Although the Kelsos encountered difficulty — at least early on — being accepted by the local medical community, they were welcomed with open arms into the best social circles, becoming in the process members of Bloomington Country Club. A friendly caricature of George Kelso ran in the March 13, 1914 Pantagraph, accompanied by this little ditty: “He can handle the lancet and pills/To cure all the troublesome ills/In the ball room at night/Or the golf links so bright/He can tango or tee as he wills.”
The Kelsos also operated a successful — and by all accounts professional — nurse training school. By 1919, the sanitarium operated a three-year program in “theoretical and practical training in surgical, obstetrical and general nursing.”
In 1920, the Kelsos sold their hospital to the Mennonite Sanitarium Association (which in short order became Mennonite Hospital). According to contemporary news accounts, the price tag was in the $75,000 to $100,000 range (or $900,000 to $1.2 million in today’s dollars). The Kelsos then maintained a smaller clinic at the corner of Main and Chestnut streets, just south of their former hospital.
George Kelso always held an open mind to alternative treatments. For example, in a January 1930 talk before the local Woman’s Club he spoke of “suggestive therapeutics” whereby one could subtly influence the subconscious and thus restore balance to one’s health.
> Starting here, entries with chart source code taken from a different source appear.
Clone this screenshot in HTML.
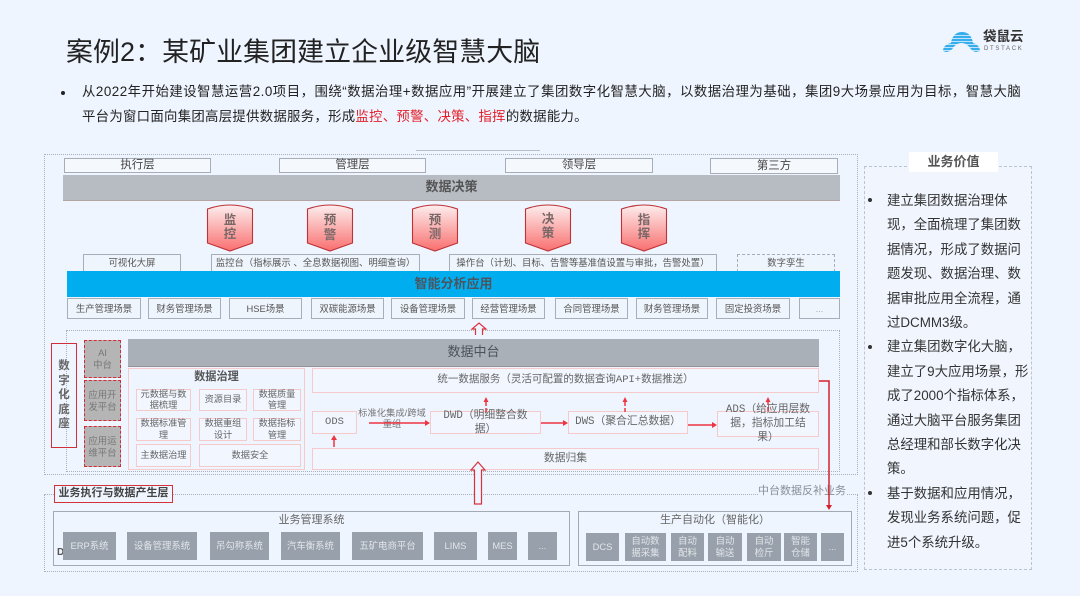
<!DOCTYPE html>
<html lang="zh"><head><meta charset="utf-8"><style>
html,body{margin:0;padding:0;background:#eff5ff}
#p{position:relative;width:1080px;height:596px;overflow:hidden;background:#eff5ff;font-family:"Liberation Sans","Noto Sans CJK SC",sans-serif;color:#555;filter:blur(.3px)}
#p div{position:absolute;box-sizing:border-box}
.c{display:flex;align-items:center;justify-content:center;text-align:center;line-height:1.25}
.h{background:#f5f8fd;border:1.5px solid #a7adb6;font-size:11.4px;color:#444}
.s{background:#eff5fd;border:1.5px solid #a8aeb8;font-size:9.4px;color:#555}
.r{background:#f1f6ff;border:1px solid #f6c9cb;font-size:9.2px;line-height:11.5px;color:#666}
.m{font-family:"Liberation Mono","Noto Sans CJK SC",monospace}
.g{background:#97a0ab;color:#e3e6ea;font-size:9.4px}
.t{white-space:nowrap}
.a{background:#b5b5b5;border:1.5px dashed #d32c35;font-size:9.4px;line-height:12px;color:#777}
</style></head><body><div id="p">

<div class="t" style="left:66px;top:33px;font-size:26.9px;line-height:38px;color:#222;letter-spacing:.12px">案例2：某矿业集团建立企业级智慧大脑</div>

<svg style="position:absolute;left:943px;top:31px" width="38" height="23" viewBox="0 0 38 23"><path d="M0 20C0 16 3 13 8 12C9 5 13 1 19 1C25 1 29 5 30 12C34 13 37 16 37 20L33 21C32 21 29 20 27 17C25 14 22 12 18.500 12C15 12 12 14 10 17C8 20 5 21 3 21Z" fill="#35aeee"/><path d="M0 4.500H37M0 7.500H37M0 10.500H37M0 13.500H37M0 16.500H37M0 19.500H37" stroke="#eff5ff" stroke-width=".7"/></svg>
<div class="t" style="left:983px;top:29px;font-size:13.5px;line-height:16px;color:#333;font-weight:700">袋鼠云</div>
<div class="t" style="left:984px;top:45px;font-size:6px;line-height:8px;letter-spacing:1.7px;color:#666">DTSTACK</div>

<div style="left:61px;top:91px;width:4px;height:4px;border-radius:50%;background:#222"></div>
<div class="t" style="left:82px;top:82px;font-size:13.4px;line-height:20px;color:#222;letter-spacing:.5px">从2022年开始建设智慧运营2.0项目，围绕“数据治理+数据应用”开展建立了集团数字化智慧大脑，以数据治理为基础，集团9大场景应用为目标，智慧大脑</div>
<div class="t" style="left:82px;top:107px;font-size:13.4px;line-height:20px;color:#222;letter-spacing:.28px">平台为窗口面向集团高层提供数据服务，形成<span style="color:#e3202a">监控、预警、决策、指挥</span>的数据能力。</div>

<div style="left:416px;top:150px;width:124px;height:1px;background:#b9bfc8"></div>
<div style="left:44px;top:154px;width:814px;height:321px;border:1px dotted #a9b0ba"></div>

<div class="c h" style="left:64px;top:158px;width:147px;height:15px">执行层</div>
<div class="c h" style="left:279px;top:158px;width:147px;height:15px">管理层</div>
<div class="c h" style="left:505px;top:158px;width:148px;height:15px">领导层</div>
<div class="c h" style="left:710px;top:158px;width:128px;height:16px">第三方</div>
<div class="c" style="left:63px;top:175px;width:777px;height:26px;background:#b7bcc3;border-bottom:1.5px solid #b3a3a3;font-size:13px;font-weight:700;color:#555">数据决策</div>

<svg style="position:absolute;left:0;top:0" width="1080" height="596">
<defs>
<linearGradient id="sg" x1="0" y1="0" x2="0" y2="1"><stop offset="0" stop-color="#fdeeee"/><stop offset="1" stop-color="#f96f6f"/></linearGradient>
<path id="sh" d="M.5 5Q23 -3 45.500 5V39L23 47L.5 39Z" fill="url(#sg)" stroke="#bd3237" stroke-width="1.100"/>
</defs>
<use href="#sh" x="207" y="204"/><use href="#sh" x="307" y="204"/><use href="#sh" x="412" y="204"/><use href="#sh" x="525" y="204"/><use href="#sh" x="621" y="204"/>
</svg>
<div class="c" style="left:207px;top:208px;width:46px;height:38px;font-size:12.500px;line-height:14.500px;font-weight:700;color:#7a6767">监<br>控</div>
<div class="c" style="left:307px;top:208px;width:46px;height:39px;font-size:12.500px;line-height:14.500px;font-weight:700;color:#7a6767">预<br>警</div>
<div class="c" style="left:412px;top:208px;width:46px;height:38px;font-size:12.500px;line-height:14.500px;font-weight:700;color:#7a6767">预<br>测</div>
<div class="c" style="left:525px;top:207px;width:46px;height:38px;font-size:12.500px;line-height:14.500px;font-weight:700;color:#7a6767">决<br>策</div>
<div class="c" style="left:621px;top:208px;width:46px;height:38px;font-size:12.500px;line-height:14.500px;font-weight:700;color:#7a6767">指<br>挥</div>

<div class="c s" style="left:83px;top:254px;width:98px;height:18px">可视化大屏</div>
<div class="c s t" style="left:211px;top:254px;width:209px;height:18px">监控台（指标展示 、全息数据视图、明细查询）</div>
<div class="c s t" style="left:449px;top:254px;width:268px;height:18px">操作台（计划、目标、告警等基准值设置与审批，告警处置）</div>
<div class="c s" style="left:737px;top:254px;width:98px;height:18px;border-style:dashed">数字孪生</div>
<div class="c" style="left:67px;top:271px;width:773px;height:26px;background:#00aeef;font-size:13px;font-weight:700;color:#4a5560">智能分析应用</div>

<div class="c s" style="left:67px;top:298px;width:74px;height:21px">生产管理场景</div>
<div class="c s" style="left:148px;top:298px;width:73px;height:21px">财务管理场景</div>
<div class="c s" style="left:229px;top:298px;width:73px;height:21px">HSE场景</div>
<div class="c s" style="left:311px;top:298px;width:73px;height:21px">双碳能源场景</div>
<div class="c s" style="left:391px;top:298px;width:74px;height:21px">设备管理场景</div>
<div class="c s" style="left:472px;top:298px;width:73px;height:21px">经营管理场景</div>
<div class="c s" style="left:555px;top:298px;width:73px;height:21px">合同管理场景</div>
<div class="c s" style="left:636px;top:298px;width:72px;height:21px">财务管理场景</div>
<div class="c s" style="left:716px;top:298px;width:74px;height:21px">固定投资场景</div>
<div class="c s" style="left:799px;top:298px;width:41px;height:21px;color:#aaa">...</div>

<div style="left:66px;top:330px;width:774px;height:142px;border:1px dotted #a9b0ba"></div>

<div class="c" style="left:51px;top:343px;width:26px;height:105px;border:1.500px solid #cf2f38;font-size:11.500px;font-weight:700;color:#666;line-height:14.500px">数<br>字<br>化<br>底<br>座</div>
<div class="c a" style="left:84px;top:340px;width:37px;height:38px">AI<br>中台</div>
<div class="c a" style="left:84px;top:380px;width:37px;height:41px">应用开<br>发平台</div>
<div class="c a" style="left:84px;top:426px;width:37px;height:41px">应用运<br>维平台</div>

<div class="c" style="left:128px;top:339px;width:691px;height:28px;background:#a9b0b8;border-bottom:1px solid #9b8f8f;font-size:13px;color:#4d5258">数据中台</div>

<div style="left:128px;top:368px;width:177px;height:102px;border:1px solid #f6c9cb"></div>
<div class="c" style="left:128px;top:369px;width:177px;height:16px;font-size:11.200px;font-weight:700;color:#555">数据治理</div>
<div class="c r" style="left:136px;top:389px;width:55px;height:22px">元数据与数<br>据梳理</div>
<div class="c r" style="left:199px;top:389px;width:48px;height:22px">资源目录</div>
<div class="c r" style="left:253px;top:389px;width:48px;height:22px">数据质量<br>管理</div>
<div class="c r" style="left:136px;top:418px;width:55px;height:23px">数据标准管<br>理</div>
<div class="c r" style="left:199px;top:418px;width:48px;height:23px">数据重组<br>设计</div>
<div class="c r" style="left:253px;top:418px;width:48px;height:23px">数据指标<br>管理</div>
<div class="c r" style="left:136px;top:444px;width:55px;height:23px">主数据治理</div>
<div class="c r" style="left:199px;top:444px;width:102px;height:23px">数据安全</div>

<div class="c r t m" style="left:312px;top:368px;width:507px;height:25px;font-size:10.500px">统一数据服务（灵活可配置的数据查询API+数据推送）</div>
<div class="c r m" style="left:312px;top:411px;width:45px;height:23px;font-size:10.500px">ODS</div>
<div class="r" style="left:430px;top:411px;width:111px;height:23px"></div>
<div class="c t m" style="left:430px;top:409px;width:111px;height:28px;font-size:10.800px;color:#666;line-height:14px">DWD（明细整合数<br>据）</div>
<div class="c r t m" style="left:568px;top:411px;width:120px;height:23px;font-size:10.800px">DWS（聚合汇总数据）</div>
<div class="r" style="left:717px;top:411px;width:102px;height:26px"></div>
<div class="c m" style="left:717px;top:403px;width:102px;height:42px;font-size:10.800px;color:#666;line-height:14px">ADS（给应用层数<br>据，指标加工结<br>果）</div>
<div class="c r" style="left:312px;top:448px;width:507px;height:22px;font-size:10.800px">数据归集</div>
<div class="c t" style="left:358px;top:407px;width:68px;height:23px;font-size:9.300px;line-height:11px;color:#777">标准化集成/跨域<br>重组</div>

<div style="left:44px;top:494px;width:814px;height:78px;border:1px dotted #a9b0ba"></div>
<div class="t" style="left:57px;top:547px;font-size:10px;line-height:12px;font-weight:700;color:#555">D</div>
<div class="c" style="left:54px;top:485px;width:119px;height:18px;background:#eff5ff;border:1.500px solid #d2323a;font-size:11px;font-weight:700;color:#444;white-space:nowrap">业务执行与数据产生层</div>
<div class="t" style="left:758px;top:484px;font-size:11px;line-height:15px;color:#8a8f96;background:#eff5ff">中台数据反补业务</div>

<div class="c" style="left:53px;top:511px;width:517px;height:55px;border:1.500px solid #a3aab4;align-items:flex-start;font-size:11px;padding-top:2px;color:#666">业务管理系统</div>
<div class="c g" style="left:63px;top:532px;width:53px;height:28px">ERP系统</div>
<div class="c g" style="left:127px;top:532px;width:70px;height:28px">设备管理系统</div>
<div class="c g" style="left:210px;top:532px;width:59px;height:28px">吊勾称系统</div>
<div class="c g" style="left:281px;top:532px;width:59px;height:28px">汽车衡系统</div>
<div class="c g" style="left:352px;top:532px;width:71px;height:28px">五矿电商平台</div>
<div class="c g" style="left:434px;top:532px;width:43px;height:28px">LIMS</div>
<div class="c g" style="left:488px;top:532px;width:29px;height:28px">MES</div>
<div class="c g" style="left:528px;top:532px;width:29px;height:28px">...</div>

<div class="c" style="left:578px;top:511px;width:274px;height:55px;border:1.500px solid #a3aab4;align-items:flex-start;font-size:11px;padding-top:2px;color:#666">生产自动化（智能化）</div>
<div class="c g" style="left:586px;top:533px;width:33px;height:28px">DCS</div>
<div class="c g" style="left:625px;top:533px;width:41px;height:28px">自动数<br>据采集</div>
<div class="c g" style="left:671px;top:533px;width:33px;height:28px">自动<br>配料</div>
<div class="c g" style="left:708px;top:533px;width:34px;height:28px">自动<br>输送</div>
<div class="c g" style="left:747px;top:533px;width:34px;height:28px">自动<br>检斤</div>
<div class="c g" style="left:784px;top:533px;width:33px;height:28px">智能<br>仓储</div>
<div class="c g" style="left:821px;top:533px;width:23px;height:28px">...</div>

<svg style="position:absolute;left:0;top:0" width="1080" height="596" fill="none">
<path d="M475.500 335V329H472L479 323L486 329H482.500V335" fill="#eff5ff" stroke="#d7313a" stroke-width="1.200"/>
<path d="M474.500 504V470H471L478 462L485 470H481.500V504Z" fill="#eff5ff" stroke="#d7313a" stroke-width="1.200"/>
<g stroke="#ee3440" stroke-width="1.500">
<path d="M369 423H427M541 423H565M688 425H714M334 447V438"/>
<path d="M486 412V402M625 412V402M768 411V402" stroke-dasharray="4 2"/>
<path d="M819 381H829V507" stroke="#d4222c"/>
</g>
<g fill="#ee3440">
<path d="M430 423L425 420V426ZM568 423L563 420V426ZM717 425L712 422V428ZM334 435L331 440H337ZM486 397L483.500 402H488.500ZM625 397L622.500 402H627.500ZM768 397L765.500 402H770.500Z"/>
<path d="M829 510L826 505H832Z" fill="#d4222c"/>
</g>
</svg>

<div style="left:864px;top:166px;width:168px;height:404px;border:1px dashed #bcc4cf;background:#f0f5fe"></div>
<div class="c" style="left:909px;top:152px;width:89px;height:20px;background:#fff;font-size:13px;font-weight:700;color:#555">业务价值</div>
<div style="left:868px;top:198px;width:4px;height:4px;border-radius:50%;background:#333"></div>
<div style="left:868px;top:345px;width:4px;height:4px;border-radius:50%;background:#333"></div>
<div style="left:868px;top:491px;width:4px;height:4px;border-radius:50%;background:#333"></div>
<div class="t" style="left:887px;top:189px;font-size:13.400px;line-height:24.400px;color:#333">建立集团数据治理体<br>现，全面梳理了集团数<br>据情况，形成了数据问<br>题发现、数据治理、数<br>据审批应用全流程，通<br>过DCMM3级。<br>建立集团数字化大脑，<br>建立了9大应用场景，形<br>成了2000个指标体系，<br>通过大脑平台服务集团<br>总经理和部长数字化决<br>策。<br>基于数据和应用情况，<br>发现业务系统问题，促<br>进5个系统升级。</div>
</div></body></html>
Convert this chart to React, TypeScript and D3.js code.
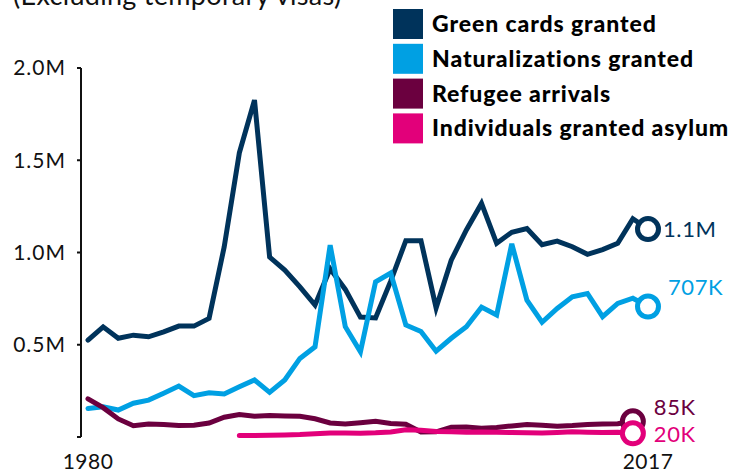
import React from "react";
import * as d3 from "d3";

// yearly counts, in thousands
const yearsMain = d3.range(1980, 2018);
const greenCards = [
  525, 597, 535, 552, 543, 570, 601, 601, 643, 1031, 1540, 1826, 975, 905, 814,
  715, 912, 800, 650, 645, 845, 1064, 1064, 700, 958, 1122, 1266, 1050, 1110,
  1130, 1042, 1062, 1031, 990, 1016, 1050, 1183, 1127,
];
const naturalizations = [
  155, 164, 146, 183, 200, 237, 276, 224, 240, 233, 272, 309, 242, 309, 426,
  489, 1040, 598, 462, 841, 889, 607, 572, 465, 535, 598, 704, 661, 1047, 742,
  622, 697, 760, 778, 652, 724, 752, 707,
];
const yearsRefugee = d3.range(1980, 2017);
const refugees = [
  207, 159, 98, 61, 70, 68, 62, 64, 76, 107, 122, 113, 116, 114, 112, 99, 76,
  70, 77, 85, 73, 69, 27, 28, 53, 54, 48, 52, 60, 68, 64, 58, 62, 68, 70, 72, 85,
];
const yearsAsylum = d3.range(1990, 2017);
const asylum = [
  8, 8, 9, 11, 13, 17, 22, 22, 21, 23, 27, 39, 37, 30, 28, 26, 27, 26, 24, 23,
  22, 25, 29, 26, 24, 26, 20,
];

const seriesNames = [
  "Green cards granted",
  "Naturalizations granted",
  "Refugee arrivals",
  "Individuals granted asylum",
];
const endLabels = ["1.1M", "707K", "85K", "20K"];
const colors = ["#00335b", "#00a0e3", "#6b003f", "#e2007a"];
const yTicks = [0, 500, 1000, 1500, 2000];
const yTickLabels = ["", "0.5M", "1.0M", "1.5M", "2.0M"];
const xLabels = [1980, 2017];

const width = 744;
const height = 470;
const font = "Lato, 'Noto Sans', sans-serif";

const App: React.FC = () => {
  const x = d3.scaleLinear().domain([1980, 2017]).range([88, 648]);
  const y = d3.scaleLinear().domain([0, 2000]).range([437, 68]);

  const series = [
    { years: yearsMain, values: greenCards },
    { years: yearsMain, values: naturalizations },
    { years: yearsRefugee, values: refugees },
    { years: yearsAsylum, values: asylum },
  ];

  const line = d3
    .line<[number, number]>()
    .x((d) => x(d[0]))
    .y((d) => y(d[1]));

  // offsets of end labels relative to last point
  const labelDx = [15, 20, 21, 21];
  const labelDy = [8, -12, -6, 9];

  return (
    <svg
      width={width}
      height={height}
      style={{ position: "absolute", left: 0, top: 0, background: "#fff" }}
      fontFamily={font}
    >
      <text x={13} y={5} fontSize={27} letterSpacing={0.3} fill="#111">
        (Excluding temporary visas)
      </text>

      {/* y axis */}
      <line x1={81} x2={81} y1={y(2000)} y2={y(0)} stroke="#111" strokeWidth={2} />
      {yTicks.map((t, i) => (
        <g key={t}>
          <line x1={77} x2={81} y1={y(t)} y2={y(t)} stroke="#111" strokeWidth={2} />
          <text
            x={66}
            y={y(t)}
            dy="0.35em"
            textAnchor="end"
            fontSize={21}
            letterSpacing={1}
            fill="#111"
          >
            {yTickLabels[i]}
          </text>
        </g>
      ))}

      {xLabels.map((yr) => (
        <text
          key={yr}
          x={x(yr)}
          y={469}
          textAnchor="middle"
          fontSize={21}
          letterSpacing={0.5}
          fill="#111"
        >
          {yr}
        </text>
      ))}

      {/* lines */}
      {series.map((s, i) => (
        <path
          key={i}
          d={line(s.years.map((yr, j) => [yr, s.values[j]]) as [number, number][]) || ""}
          fill="none"
          stroke={colors[i]}
          strokeWidth={5}
          strokeLinejoin="miter"
          strokeLinecap="round"
        />
      ))}

      {/* end markers and labels */}
      {series.map((s, i) => {
        const n = s.years.length - 1;
        const cx = x(s.years[n]);
        const cy = y(s.values[n]);
        return (
          <g key={i}>
            <circle cx={cx} cy={cy} r={10.5} fill="#fff" stroke={colors[i]} strokeWidth={5} />
            <text
              x={cx + labelDx[i]}
              y={cy + labelDy[i]}
              fontSize={22}
              letterSpacing={0.6}
              fill={colors[i]}
            >
              {endLabels[i]}
            </text>
          </g>
        );
      })}

      {/* legend */}
      {seriesNames.map((name, i) => (
        <g key={name} transform={`translate(393, ${9 + i * 34.8})`}>
          <rect width={30} height={30} fill={colors[i]} />
          <text
            x={39}
            y={15}
            dy="0.35em"
            fontSize={23}
            fontWeight={900}
            letterSpacing={0.9}
            fill="#000"
          >
            {name}
          </text>
        </g>
      ))}
    </svg>
  );
};

export default App;
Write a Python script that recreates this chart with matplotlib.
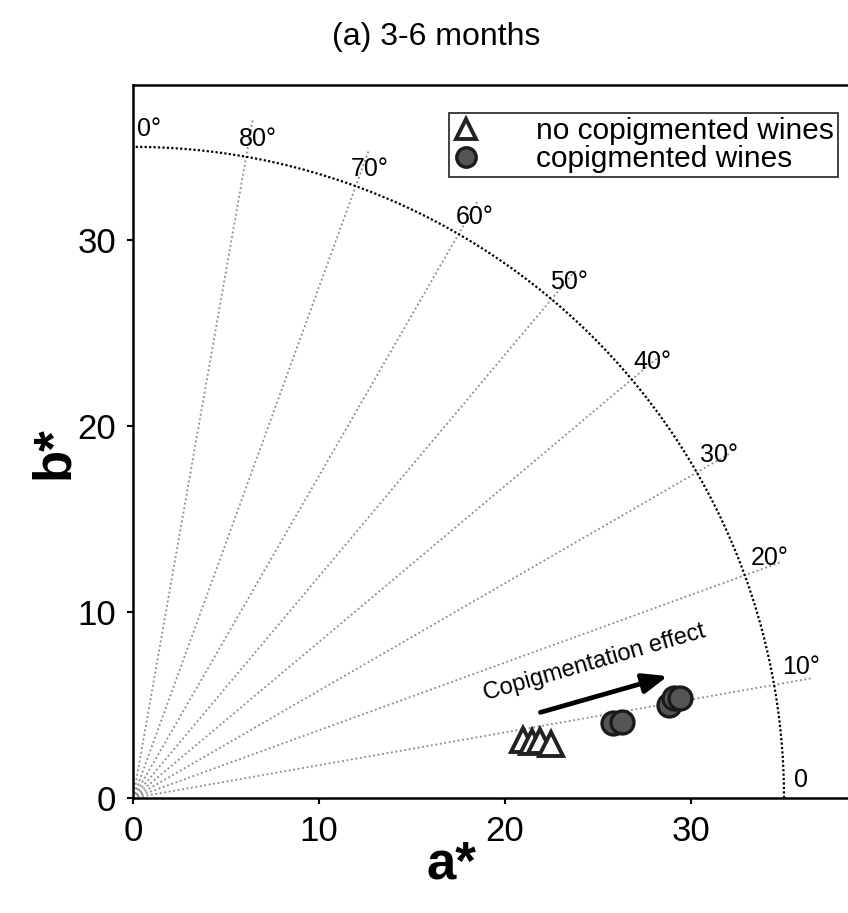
import numpy as np
import matplotlib
matplotlib.use("Agg")
import matplotlib.pyplot as plt

plt.rcParams["font.family"] = ["Liberation Sans", "DejaVu Sans"]

# data (a*, b*)
no_copig_a = [20.97, 21.45, 21.9, 22.45]
no_copig_b = [3.12, 3.00, 3.06, 2.90]
copig_a = [25.8, 26.3, 28.8, 29.1, 29.4]
copig_b = [4.03, 4.09, 5.00, 5.38, 5.38]

hue_angles = [10, 20, 30, 40, 50, 60, 70, 80]
angle_labels = ["0", "10°", "20°", "30°", "40°", "50°", "60°", "70°", "80°", "0°"]
label_angles = [0, 10, 20, 30, 40, 50, 60, 70, 80, 90]
chroma_radius = 35
ray_length = 37

arrow_start = (21.9, 4.6)
arrow_end = (28.75, 6.55)


def main():
    fig = plt.figure(figsize=(8.48, 9.13), dpi=100)
    ax = fig.add_axes([0.157, 0.126, 0.843, 0.781])
    ax.set_xlim(0, 38.44)
    ax.set_ylim(0, 38.33)

    # hue angle rays
    for ang in hue_angles:
        t = np.radians(ang)
        ax.plot([0, ray_length * np.cos(t)], [0, ray_length * np.sin(t)],
                ls=(0, (1, 1.5)), color="#8a8a8a", lw=1.3, zorder=1)

    # chroma circle
    t = np.linspace(0, np.pi / 2, 300)
    ax.plot(chroma_radius * np.cos(t), chroma_radius * np.sin(t),
            ls=(0, (1, 1)), color="black", lw=1.6, zorder=1)

    # angle labels just outside the circle
    for ang, lab in zip(label_angles, angle_labels):
        t = np.radians(ang)
        dx = (10 - 0.22 * ang) * 0.72
        if ang == 90:
            dx = 3
        ax.annotate(lab, (chroma_radius * np.cos(t), chroma_radius * np.sin(t)),
                    xytext=(dx, 4), textcoords="offset points",
                    ha="left", va="bottom", fontsize=18, zorder=3)

    ax.plot(no_copig_a, no_copig_b, ls="none", marker="^", ms=17,
            mfc="white", mec="#222222", mew=2.8, zorder=4,
            label="no copigmented wines")
    ax.plot(copig_a, copig_b, ls="none", marker="o", ms=16.5,
            mfc="#555555", mec="#1a1a1a", mew=2.4, zorder=5,
            label="copigmented wines")

    ax.annotate("", xy=arrow_end, xytext=arrow_start,
                arrowprops=dict(arrowstyle="-|>,head_length=1.5,head_width=0.6",
                                color="black", lw=3.4, shrinkA=0, shrinkB=0))
    ax.text(24.8, 7.25, "Copigmentation effect", rotation=16,
            ha="center", va="center", fontsize=17, rotation_mode="anchor")

    leg = ax.legend(loc="upper left", bbox_to_anchor=(0.442, 0.96),
                    borderaxespad=0, fontsize=21.5, frameon=True, fancybox=False,
                    borderpad=0.12, handlelength=0.9, handletextpad=1.9,
                    labelspacing=0.0, markerscale=0.85)
    leg.get_frame().set_edgecolor("black")
    leg.get_frame().set_linewidth(1.3)

    for side in ["left", "bottom", "top"]:
        ax.spines[side].set_linewidth(1.8)
    ax.spines["right"].set_visible(False)

    ax.set_xticks([0, 10, 20, 30])
    ax.set_yticks([0, 10, 20, 30])
    ax.tick_params(labelsize=25, width=1.5, length=4, direction="out", pad=8)

    ax.set_xlabel("a*", fontsize=38, fontweight="bold")
    ax.xaxis.set_label_coords(0.445, -0.094, transform=ax.transAxes)
    ax.xaxis.label.set_va("center")
    ax.set_ylabel("b*", fontsize=38, fontweight="bold")
    ax.yaxis.set_label_coords(-0.11, 0.485, transform=ax.transAxes)
    ax.yaxis.label.set_va("center")

    fig.text(0.514, 0.96, "(a) 3-6 months", ha="center", va="center", fontsize=23)

    fig.savefig("out.png", dpi=100)


if __name__ == "__main__":
    main()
In an earlier talk, he interpreted the Biblical story of Job as a matter of curing affliction through personal will power.
Annie Kelso died in 1927. Seven years later George Kelso sold his practice to Dr. W.S. Fuller, an osteopath, and the Fuller Clinic remained open until World War II. George Kelso passed away on Jan. 27, 1935, at his winter home in St. Petersburg, Fla. The 75-year-old retired physician had remained active by playing volleyball at the Bloomington YMCA. From his orchard in St. Petersburg he always sent a box of wintertime grapefruit to the Bloomington Rotary Club. His last box arrived around the time of his death, and so his fellow Rotarians unpacked and ate the fruit in memory of their lost colleague.
In the 1980s, Mennonite and Brokaw Hospital in Normal merged healthcare systems, and in 1991 Brokaw became BroMenn Regional Medical Center and Mennonite a “lifecare” center. The old Mennonite complex later served as offices for Electrolux Home Care North America (formerly local manufacturer Eureka Co.). Kirk Holdings LLC is now completing demolition of the site. Prior to the old hospital’s razing, Kelso Sanitarium’s 1916 brick addition was still visible from Main Street.
It’s also worth mentioning that the Mennonites continued to operate the nursing school started by the Kelsos. That program survives today as the Mennonite College of Nursing at Illinois State University.
Editor’s note: An earlier, shorter version of this “Page from Our Past” column ran on June 1, 2008.